SANTIAGO, Chile – The Banco Central de Chile has begun to sell Chilean pesos and buy U.S. dollars, aiming to boost the central bank’s reserves by more than 40 percent over the next year to help shield Chile’s economy from financial turmoil.
“The central bank is justifying this as a need to build liquidity,” Vladimir Werning, a New York-based economist for JPMorgan Chase & Co. told Bloomberg News. “But the economy is growing below potential and the rapid pace of the peso is raising concerns over loss of competitiveness.”
Chile’s peso has risen 15 percent against the dollar this year, in the third-strongest showing of any currency tracked by Bloomberg News. But that rise endangers exports to the United States, which last year was the biggest buyer of Chilean fruits and vegetables.
Banco Central President José De Gregorio has been blasted by lawmakers for endangering the Chilean economy by allowing the peso’s rally to continue. So Thursday, he and other policymakers announced they would build the central bank’s reserves by selling Chilean pesos and buying $8 billion in U.S. dollars over the next year, in lots as large as $50 million per day.

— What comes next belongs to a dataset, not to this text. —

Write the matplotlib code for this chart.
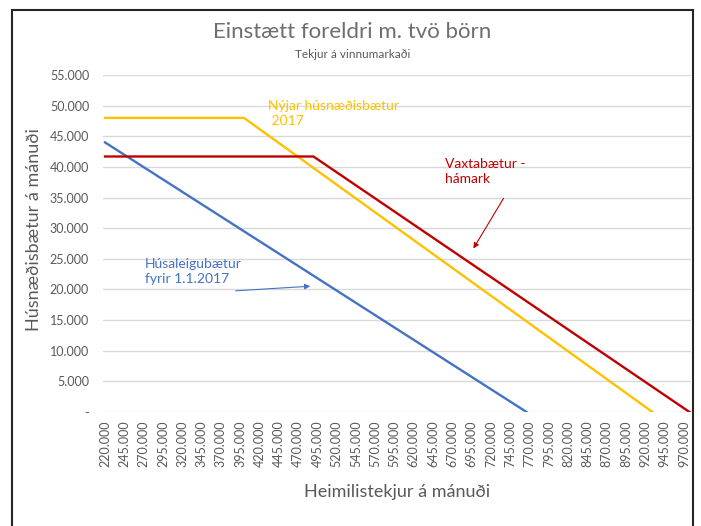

“This is what we were asking for and we were starting to lose hope,” Rodrigo Echeverria, president of the Chilean fruit-growers’ association, told Bloomberg in a telephone interview. But Rodrigo Valdes, a former head of research at the central bank and now an economist at Barclays Capital in New York, called it “a risky move,” noting that “if there’s another shock – to food, fuel, another drought or whatever – they’re going to be in even more trouble than before.”
The Chilean peso fell 0.6 percent today to 449.72 per dollar, from 447.18 on Friday, as the central bank bought $50 million at an average price of 449.63 pesos per dollar, Bloomberg News said.